Mr. Shannonhouse saw active duty in Korea from 1950 to 1953 as a gunnery officer aboard the destroyer USS Higbee, and later as a naval reservist he attained the rank of lieutenant commander.

He graduated in 1955 with honors from the University of North Carolina law school, where he remained for the next five years as assistant professor of public law and government, and assistant director of the university's Institute of Government.

In 1960, he joined the faculty of the University of Georgia law school in Athens, where he taught for four years. He came to Baltimore in 1969 and began teaching in the law school of the University of Baltimore.

"He was our Kingsfield from 'The Paper Chase,' and taught us with tough love, and we loved him for it. He was an icon," said Byron L. Warnken, a law professor at the University of Baltimore who is also a media legal correspondent.

"He was Southern-born at a time of deep stereotypes, yet he had a great liberal sense.
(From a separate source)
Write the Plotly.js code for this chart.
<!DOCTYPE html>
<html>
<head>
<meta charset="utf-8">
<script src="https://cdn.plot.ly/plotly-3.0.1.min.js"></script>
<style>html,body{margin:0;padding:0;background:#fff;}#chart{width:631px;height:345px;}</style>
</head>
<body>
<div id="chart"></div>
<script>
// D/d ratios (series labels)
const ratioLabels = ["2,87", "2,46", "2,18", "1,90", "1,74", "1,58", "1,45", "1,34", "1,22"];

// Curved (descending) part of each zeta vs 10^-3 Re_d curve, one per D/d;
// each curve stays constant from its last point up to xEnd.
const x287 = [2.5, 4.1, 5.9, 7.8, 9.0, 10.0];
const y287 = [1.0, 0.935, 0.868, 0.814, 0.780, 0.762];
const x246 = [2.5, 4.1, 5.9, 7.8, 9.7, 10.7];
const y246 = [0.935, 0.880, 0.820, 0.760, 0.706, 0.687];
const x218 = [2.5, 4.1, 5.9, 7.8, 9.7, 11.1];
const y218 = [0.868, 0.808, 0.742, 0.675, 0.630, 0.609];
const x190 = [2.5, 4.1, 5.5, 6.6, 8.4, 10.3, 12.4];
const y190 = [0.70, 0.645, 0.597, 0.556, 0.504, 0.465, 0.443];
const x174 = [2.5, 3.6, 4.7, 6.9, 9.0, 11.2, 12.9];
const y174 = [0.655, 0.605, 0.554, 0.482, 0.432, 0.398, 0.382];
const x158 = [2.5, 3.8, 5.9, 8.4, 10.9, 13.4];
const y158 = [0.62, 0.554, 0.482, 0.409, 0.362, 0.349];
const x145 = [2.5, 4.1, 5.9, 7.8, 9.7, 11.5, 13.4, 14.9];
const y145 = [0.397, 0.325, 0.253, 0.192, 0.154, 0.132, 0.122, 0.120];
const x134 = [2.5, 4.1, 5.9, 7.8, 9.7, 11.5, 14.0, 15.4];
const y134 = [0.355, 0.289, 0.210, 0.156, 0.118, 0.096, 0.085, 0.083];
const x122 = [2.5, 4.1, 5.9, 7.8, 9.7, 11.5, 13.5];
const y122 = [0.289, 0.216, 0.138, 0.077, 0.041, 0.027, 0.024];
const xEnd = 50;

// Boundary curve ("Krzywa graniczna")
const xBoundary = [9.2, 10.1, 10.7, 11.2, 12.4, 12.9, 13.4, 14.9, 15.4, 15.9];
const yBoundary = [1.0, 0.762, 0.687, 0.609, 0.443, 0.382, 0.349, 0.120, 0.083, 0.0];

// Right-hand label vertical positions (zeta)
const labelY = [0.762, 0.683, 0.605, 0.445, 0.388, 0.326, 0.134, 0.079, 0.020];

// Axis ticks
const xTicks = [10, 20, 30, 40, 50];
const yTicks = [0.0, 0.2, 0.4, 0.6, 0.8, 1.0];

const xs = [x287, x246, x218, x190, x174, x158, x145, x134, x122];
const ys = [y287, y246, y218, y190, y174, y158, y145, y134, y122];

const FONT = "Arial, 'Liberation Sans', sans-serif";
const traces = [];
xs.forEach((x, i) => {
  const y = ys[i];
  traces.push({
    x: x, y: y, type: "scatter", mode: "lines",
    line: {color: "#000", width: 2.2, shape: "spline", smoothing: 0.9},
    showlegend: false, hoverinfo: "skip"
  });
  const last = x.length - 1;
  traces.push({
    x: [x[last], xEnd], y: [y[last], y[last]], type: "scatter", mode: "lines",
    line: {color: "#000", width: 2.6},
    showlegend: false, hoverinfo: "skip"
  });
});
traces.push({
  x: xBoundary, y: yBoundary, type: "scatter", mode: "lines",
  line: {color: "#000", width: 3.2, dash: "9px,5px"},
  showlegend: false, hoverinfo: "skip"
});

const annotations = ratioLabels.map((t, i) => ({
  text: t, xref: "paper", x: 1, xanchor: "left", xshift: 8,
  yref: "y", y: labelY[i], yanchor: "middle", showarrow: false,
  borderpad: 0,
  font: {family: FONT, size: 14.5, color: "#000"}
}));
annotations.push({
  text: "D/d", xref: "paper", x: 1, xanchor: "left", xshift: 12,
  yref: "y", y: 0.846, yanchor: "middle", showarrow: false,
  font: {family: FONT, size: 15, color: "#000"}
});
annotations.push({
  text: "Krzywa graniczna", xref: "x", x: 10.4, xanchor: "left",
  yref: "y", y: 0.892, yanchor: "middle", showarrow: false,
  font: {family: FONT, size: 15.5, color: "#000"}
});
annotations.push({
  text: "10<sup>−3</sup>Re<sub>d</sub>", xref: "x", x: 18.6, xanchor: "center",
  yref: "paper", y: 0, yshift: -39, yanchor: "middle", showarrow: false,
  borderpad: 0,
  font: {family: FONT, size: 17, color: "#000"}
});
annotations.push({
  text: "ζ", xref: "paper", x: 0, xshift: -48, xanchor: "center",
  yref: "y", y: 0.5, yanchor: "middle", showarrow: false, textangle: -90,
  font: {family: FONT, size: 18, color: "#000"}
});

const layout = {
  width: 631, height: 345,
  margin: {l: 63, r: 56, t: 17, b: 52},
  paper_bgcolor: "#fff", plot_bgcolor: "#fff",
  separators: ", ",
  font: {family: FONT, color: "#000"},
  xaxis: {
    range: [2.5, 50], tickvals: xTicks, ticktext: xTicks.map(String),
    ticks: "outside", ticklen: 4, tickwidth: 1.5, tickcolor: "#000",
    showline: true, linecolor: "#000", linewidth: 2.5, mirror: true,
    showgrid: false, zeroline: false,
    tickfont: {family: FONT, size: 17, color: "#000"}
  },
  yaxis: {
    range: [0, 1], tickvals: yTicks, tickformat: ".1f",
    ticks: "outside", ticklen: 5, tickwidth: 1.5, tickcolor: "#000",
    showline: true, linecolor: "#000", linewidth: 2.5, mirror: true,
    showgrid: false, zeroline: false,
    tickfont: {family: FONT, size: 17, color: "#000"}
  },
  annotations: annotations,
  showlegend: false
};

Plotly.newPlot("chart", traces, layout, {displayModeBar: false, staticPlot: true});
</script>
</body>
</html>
He would tell us that the law was our very best hope and mechanism and it was for everyone," Mr. Warnken said.

"He also taught us that the law wasn't a business, it was a calling," he said. "And as tough as he was, he would go out of his way to help and established very intimate relationships with his students."
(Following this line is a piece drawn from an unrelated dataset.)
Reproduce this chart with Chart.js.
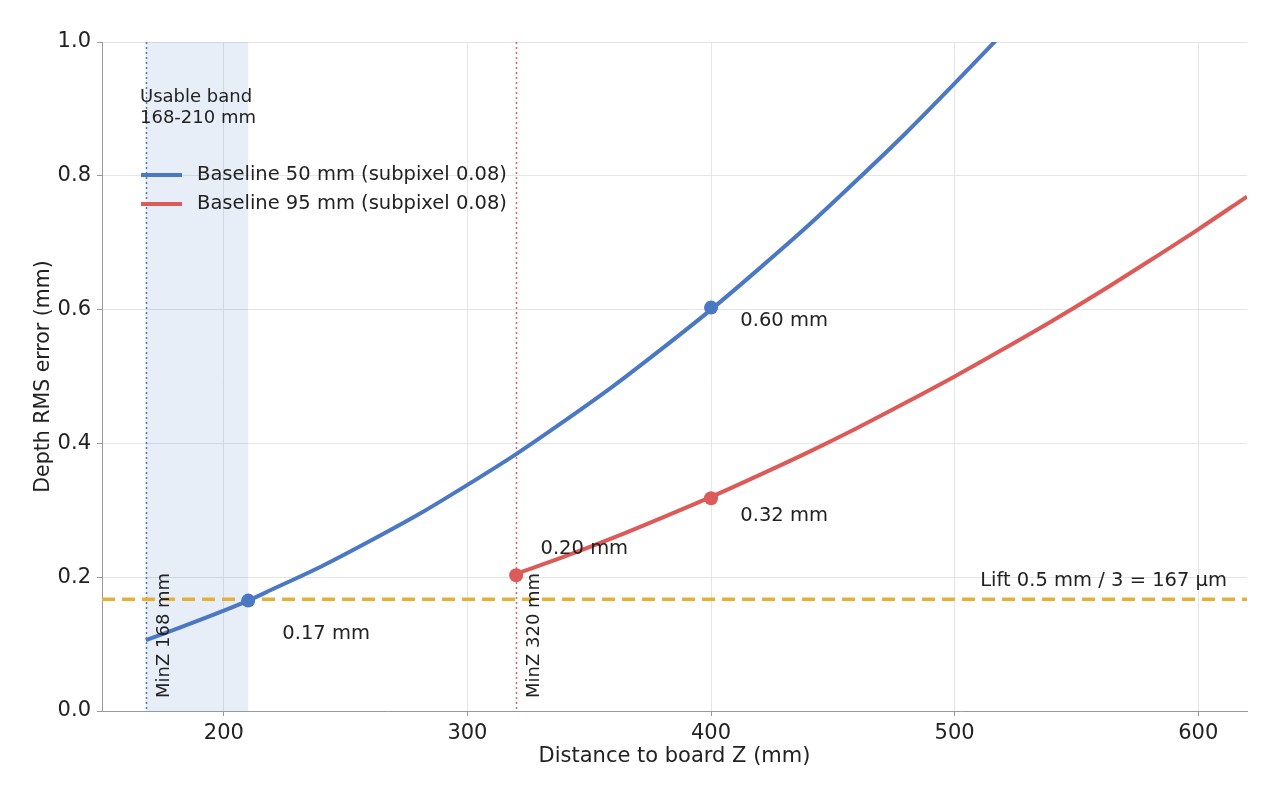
<!DOCTYPE html>
<html>
<head>
<meta charset="utf-8">
<script src="https://cdn.jsdelivr.net/npm/chart.js@4/dist/chart.umd.min.js"></script>
<style>
  html, body { margin: 0; padding: 0; background: #fff; }
  #wrap { width: 1280px; height: 800px; }
</style>
</head>
<body>
<div id="wrap"><canvas id="depth-chart" width="1280" height="800"></canvas></div>
<script>
// values
const blueZ = [168, 180, 200, 210, 220, 240, 260, 280, 300, 320, 340, 360, 380, 400, 420, 440, 460, 480, 500, 520];
const blueErr = [0.106, 0.122, 0.150, 0.165, 0.182, 0.216, 0.254, 0.294, 0.338, 0.384, 0.434, 0.486, 0.542, 0.600, 0.662, 0.726, 0.794, 0.864, 0.938, 1.014];
const redZ = [320, 340, 360, 380, 400, 420, 440, 460, 480, 500, 520, 540, 560, 580, 600, 620];
const redErr = [0.205, 0.231, 0.259, 0.289, 0.320, 0.353, 0.387, 0.423, 0.461, 0.500, 0.541, 0.583, 0.627, 0.673, 0.720, 0.769];

const blueMarkZ = [210, 400];
const blueMarkErr = [0.165, 0.603];
const redMarkZ = [320, 400];
const redMarkErr = [0.203, 0.318];

const markLabels = ["0.17 mm", "0.60 mm", "0.20 mm", "0.32 mm"];
const markLabelZ = [224, 412, 330, 412];
const markLabelErr = [0.115, 0.583, 0.242, 0.292];

const seriesNames = ["Baseline 50 mm (subpixel 0.08)", "Baseline 95 mm (subpixel 0.08)"];
const liftLevel = 0.167;
const liftLabel = "Lift 0.5 mm / 3 = 167 µm";
const bandFrom = 168;
const bandTo = 210;
const minZBlue = 168;
const minZRed = 320;

const xTicks = [200, 300, 400, 500, 600];
const yTicks = [0, 0.2, 0.4, 0.6, 0.8, 1.0];

const BLUE = "#4a78c2";
const RED = "#dc5b58";
const GOLD = "#e4b035";
const TEXT = "#222222";
const FONT = "'DejaVu Sans', sans-serif";

const zip = (xs, ys) => xs.map((x, i) => ({ x, y: ys[i] }));

// band, reference lines and all the text labels
const extras = {
    id: "extras",
    beforeDatasetsDraw(chart) {
        const { ctx, chartArea: a, scales: { x, y } } = chart;
        ctx.save();
        ctx.fillStyle = "rgba(74, 120, 200, 0.13)";
        ctx.fillRect(x.getPixelForValue(bandFrom), a.top, x.getPixelForValue(bandTo) - x.getPixelForValue(bandFrom), a.bottom - a.top);

        ctx.lineWidth = 1.5;
        ctx.setLineDash([2, 3]);
        [[minZBlue, BLUE], [minZRed, "#d06a66"]].forEach(([z, c]) => {
            const px = Math.round(x.getPixelForValue(z)) + 0.5;
            ctx.strokeStyle = c;
            ctx.beginPath();
            ctx.moveTo(px, a.top);
            ctx.lineTo(px, a.bottom);
            ctx.stroke();
        });

        ctx.strokeStyle = GOLD;
        ctx.lineWidth = 3.5;
        ctx.setLineDash([13, 7]);
        const py = y.getPixelForValue(liftLevel);
        ctx.beginPath();
        ctx.moveTo(a.left, py);
        ctx.lineTo(a.right, py);
        ctx.stroke();
        ctx.restore();
    },
    afterDatasetsDraw(chart) {
        const { ctx, chartArea: a, scales: { x, y } } = chart;
        ctx.save();
        ctx.fillStyle = TEXT;
        ctx.textBaseline = "middle";

        ctx.font = "19.5px " + FONT;
        ctx.textAlign = "left";
        markLabels.forEach((t, i) => {
            ctx.fillText(t, x.getPixelForValue(markLabelZ[i]), y.getPixelForValue(markLabelErr[i]));
        });

        ctx.font = "19.5px " + FONT;
        ctx.textAlign = "right";
        ctx.fillText(liftLabel, a.right - 20, y.getPixelForValue(liftLevel) - 18);

        ctx.textAlign = "left";
        [minZBlue, minZRed].forEach((z) => {
            ctx.save();
            ctx.translate(x.getPixelForValue(z) + 18, a.bottom - 13);
            ctx.rotate(-Math.PI / 2);
            ctx.font = "18px " + FONT;
            ctx.fillText("MinZ " + z + " mm", 0, 0);
            ctx.restore();
        });

        ctx.font = "18px " + FONT;
        ctx.fillText("Usable band", a.left + 38, a.top + 55);
        ctx.fillText(bandFrom + "-" + bandTo + " mm", a.left + 38, a.top + 76);

        // legend
        ctx.font = "19.5px " + FONT;
        [BLUE, RED].forEach((c, i) => {
            const ly = a.top + 133 + i * 29;
            ctx.strokeStyle = c;
            ctx.lineWidth = 4;
            ctx.beginPath();
            ctx.moveTo(a.left + 39, ly);
            ctx.lineTo(a.left + 80, ly);
            ctx.stroke();
            ctx.fillText(seriesNames[i], a.left + 95, ly);
        });
        ctx.restore();
    },
};

const lineSet = (label, pts, color) => ({
    label,
    data: pts,
    borderColor: color,
    borderWidth: 4,
    pointRadius: 0,
    tension: 0.4,
    cubicInterpolationMode: "monotone",
    fill: false,
});

const markSet = (pts, color) => ({
    data: pts,
    showLine: false,
    pointRadius: 7,
    pointBackgroundColor: color,
    pointBorderColor: color,
    pointBorderWidth: 0,
});

const axisTicks = { color: TEXT, font: { size: 21, family: FONT } };

new Chart(document.getElementById("depth-chart"), {
    type: "line",
    data: {
        datasets: [
            lineSet(seriesNames[0], zip(blueZ, blueErr), BLUE),
            lineSet(seriesNames[1], zip(redZ, redErr), RED),
            markSet(zip(blueMarkZ, blueMarkErr), BLUE),
            markSet(zip(redMarkZ, redMarkErr), RED),
        ],
    },
    options: {
        responsive: false,
        animation: false,
        devicePixelRatio: 1,
        layout: { padding: { top: 42, right: 33, left: 0, bottom: 27 } },
        plugins: { legend: { display: false }, tooltip: { enabled: false } },
        scales: {
            x: {
                type: "linear",
                min: 150,
                max: 620,
                afterBuildTicks: (s) => { s.ticks = xTicks.map((v) => ({ value: v })); },
                afterFit: (s) => { s.height = 62; },
                grid: { color: "#e5e5e5", lineWidth: 1, tickColor: "#999", tickLength: 5 },
                border: { color: "#999", width: 1 },
                ticks: { ...axisTicks, padding: 5 },
                title: { display: true, text: "Distance to board Z (mm)", color: TEXT, font: { size: 21, family: FONT }, padding: { top: 4 } },
            },
            y: {
                min: 0,
                max: 1.0,
                afterBuildTicks: (s) => { s.ticks = yTicks.map((v) => ({ value: v })); },
                afterFit: (s) => { s.width = 102; },
                grid: { color: "#e5e5e5", lineWidth: 1, tickColor: "#999", tickLength: 5 },
                border: { color: "#999", width: 1 },
                ticks: { ...axisTicks, padding: 6, callback: (v) => v.toFixed(1) },
                title: { display: true, text: "Depth RMS error (mm)", color: TEXT, font: { size: 20.5, family: FONT }, padding: { bottom: 0, top: 31 } },
            },
        },
    },
    plugins: [extras],
});
</script>
</body>
</html>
Mr. Shannonhouse was given the nickname "The House" by his students, Mr. Warnken said.

"He was a Kingsfield with a heart," said Judge Schneider.

"When you're first in law school, no one wants to be called on to answer a question. But eventually he would, and he'd put you on the griddle, but he always did it with a sense of humor," Judge Schneider recalled. "He'd have fun with you, and you learned something."

Another lasting lesson that Mr. Shannonhouse imparted, said Mr. Warnken, is that "judges and the bureaucracy aren't always fair."

He recalled that when it was time for his class to graduate from law school, his classmates clamored for Mr. Shannonhouse to be their commencement speaker.

"That's almost never done. It's too inside, but we all insisted that he be our speaker," he said.

In his address, Mr. Shannonhouse reminded his former students that they were the "intellectual and moral leaders of the community."

"You are also moral leaders, whether you will it or not. How can you avoid it? Consider your rank and duty: You are the keepers of the law, who see to its application and interpretation in the affairs of our people," he said.

"If the popular standards of morality were as high as the law requires, there would be no need for the law or lawyers. Your rank as officers of the court and ministers of justice demand of you the highest standards that the law expresses."

Mr. Shannonhouse also taught at the Baltimore Police Academy.

In 1972, Mr. Shannonhouse took issue with the stop-and-frisk section of then- Gov. Marvin Mandel's gun-control bill, which he called "potentially dangerous." He said it gave police "encouragement to stop-and-frisk anybody they wanted to."

It could also constitute "police harassment," he told The Sun at the time. " Nazi Germany did that after the same kind of complaints of anarchy in the streets."

That same year, he challenged the state's 92-year-old vagrancy statute, which he said was "potentially a tool that could be used to harass unpopular minorities."

It could be used, he said, to "harass hippies who do not work regularly and have no permanent address" as well as African-Americans and radical protesters.

During the 1970s, Mr. Shannonhouse was a regular Sun reviewer of books relating to crime, police and the law.

In addition to his teaching, Mr. Shannonhouse was a partner and of counsel in the law firms of Blumenthal, Warren, Offut, Klos and Delavan P.A. in Annapolis, and Dalnekoff and Mason, also in Annapolis.

He retired from the University of Baltimore in 1993 and from his general law practice in 2009.

He enjoyed fishing, sailing and reading.

Mr. Shannonhouse was a member of the Episcopal Church of the Advent, 1301 S. Charles St., Federal Hill, where a memorial service will be held at 3 p.m. Thursday.

Surviving are his wife of 58 years, the former Myra Welsh; three sons, Royal G. Shannonhouse IV of Charlotte, N.C., William W. Shannonhouse of Fort Worth, Texas, and Elliott McC. Shannonhouse of San Francisco; a brother, the Rev. Thomas G. Shannonhouse of Eastville, Va.; a sister, Susan S. Hawkins of Carey, N.C.; and three grandchildren.